5. Kate, her love for her husband, the bond with their daughter, her illness and death? Her strength? Support of her husband, principles, her own career, the possible conference, wanting time with her husband? Going away, the return, suggesting the separation? Would they reconcile?

6. The visualising of the crimes: Charles Reece, his entering the home, shooting people, the carving knife, his taking the organs? Going in the kitchen door of the house, killing the mother, abducting the child? His being approached at the service station, his lies, running away? Legally insane? Mental illness? Paranoid schizophrenia? The interrogations, his distance from his behaviour, yet giving the right answers? Discussions with the psychiatrists? With his defence lawyer? His behaviour in court? His mother's explanation of the background, her going out from the family, the father beating her, his staying with his father, his father's death? The cellar and its gruesome contents? His own imaginings of himself as an animal? Behaviour in the court, in the van, asking for the doughnut, slashing the guards and escaping? Being caught again? Audiences' decision about his mental health? The brain scans? The conflicting testimony of the psychiatric experts? Dr Death? The plea for his life? The condemnation, the speech made about the meaning of his life only in killing people and a chance to reform? His taking his own life -or his mother killing him? Audience sympathy for the mass killer?

7. The attitude of the prosecutor, insanity, the interrogations, discussing with the psychiatrist? The stances against the death penalty? The summation speeches - the appeal of the defence lawyer for sparing a life, the appeal of Tony as prosecutor and the rights of the victims? The device of pausing for three minutes to experience the time in which a victim died? The jury and their discussions? The stances that they took - and their verdict?

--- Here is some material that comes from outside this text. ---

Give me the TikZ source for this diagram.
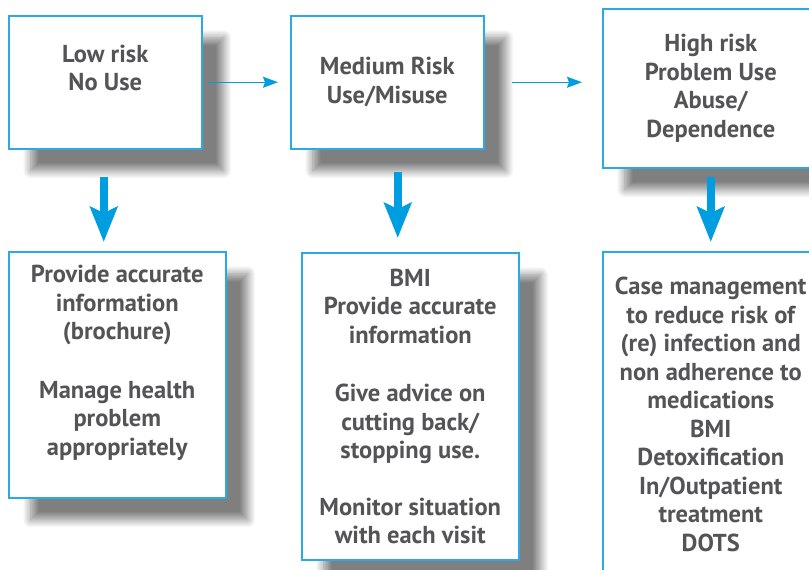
\documentclass[tikz,border=0pt]{standalone}
\usepackage{fontspec}
\setmainfont{PT Sans}
\usetikzlibrary{arrows.meta, positioning, calc, shadows.blur}
\definecolor{BoxBlue}{RGB}{41, 171, 226}
\definecolor{ArrowBlue}{RGB}{0, 158, 224}
\definecolor{TextGray}{RGB}{84, 84, 86}

\begin{document}
\begin{tikzpicture}[x=1pt, y=1pt,
    every node/.style={font=\fontsize{24.5}{28.5}\selectfont\bfseries, text=TextGray},
    riskbox/.style={draw=BoxBlue, line width=1.5pt, fill=white, align=center, anchor=north west, inner sep=0pt,
        blur shadow={shadow xshift=22pt, shadow yshift=-22pt, shadow blur radius=8pt, shadow blur steps=14, shadow opacity=50}},
    flowline/.style={draw=ArrowBlue, line width=1.5pt, -{Stealth[length=15pt, width=11pt, inset=2pt]}},
    droparrow/.style={draw=ArrowBlue, line width=8.5pt, -{Stealth[length=35pt, width=27pt, inset=6pt]}}]
    \path[use as bounding box, clip] (0,0) rectangle (809,-570);

    \node[riskbox, minimum width=193pt, minimum height=133pt] (low) at (8,-15) {Low risk\\No Use\\[0pt]};
    \node[riskbox, minimum width=193pt, minimum height=133pt] (med) at (290,-15) {Medium Risk\\Use/Misuse};
    \node[riskbox, minimum width=216pt, minimum height=159pt] (high) at (602,-8) {High risk\\Problem Use\\Abuse/\\Dependence};

    \node[riskbox, minimum width=217pt, minimum height=246pt] (act1) at (8,-251) {Provide accurate\\information\\(brochure)\\[30pt]Manage health\\problem\\appropriately\\[0pt]};
    \node[riskbox, minimum width=217pt, minimum height=307pt] (act2) at (301,-252) {BMI\\Provide accurate\\information\\[30pt]Give advice on\\cutting back/\\stopping use.\\[28pt]Monitor situation\\with each visit};
    \node[riskbox, minimum width=216pt, minimum height=325pt] (act3) at (602,-251) {Case management\\to reduce risk of\\(re) infection and\\non adherence to\\medications\\BMI\\Detoxification\\In/Outpatient\\treatment\\DOTS};

    \draw[flowline, shorten <=5pt, shorten >=12pt] (low.east) -- (low.east -| med.west);
    \draw[flowline, shorten <=27pt, shorten >=20pt] (med.east) -- (med.east -| high.west);

    \draw[droparrow, shorten <=27pt, shorten >=9pt] ([xshift=-1.5pt]low.south) -- ([xshift=-1.5pt]low.south |- act1.north);
    \draw[droparrow, shorten <=22pt, shorten >=14pt] ([xshift=10.5pt]med.south) -- ([xshift=10.5pt]med.south |- act2.north);
    \draw[droparrow, shorten <=8pt, shorten >=9pt] (high.south) -- (high.south |- act3.north);
\end{tikzpicture}
\end{document}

8. The portrait of the victims, the glimpse of the family killed, the father and the mother, their two boys? The more personal touch with these killings? The return of the father, the boy discovering the bodies? The father's unwillingness to testify? Taking his boy away, their travelling, at the carnival - at the film's finale?

9. The picture of the psychiatrists, one influencing the other, reputations, culpability? Altering documents? Stances? Dr Death - and his strong opinions about mental health?

10. The judge, his fairness, his own experience of a brutal murder case? His fairness during the proceedings, getting the final report?

11. The district attorney, ambitions, going for the death penalty? Working within the system? Going to the scenes of the crime, the discovery of the young boy's body? The police? The two guards in the van - and their carelessness and their deaths?

12. The tradition of films dramatising such crimes? How sensationalist? How much insight into the criminal mentality? Audiences needing to experience the reality of these crimes? As background for understanding justice, jury work, penalties, especially the death penalty?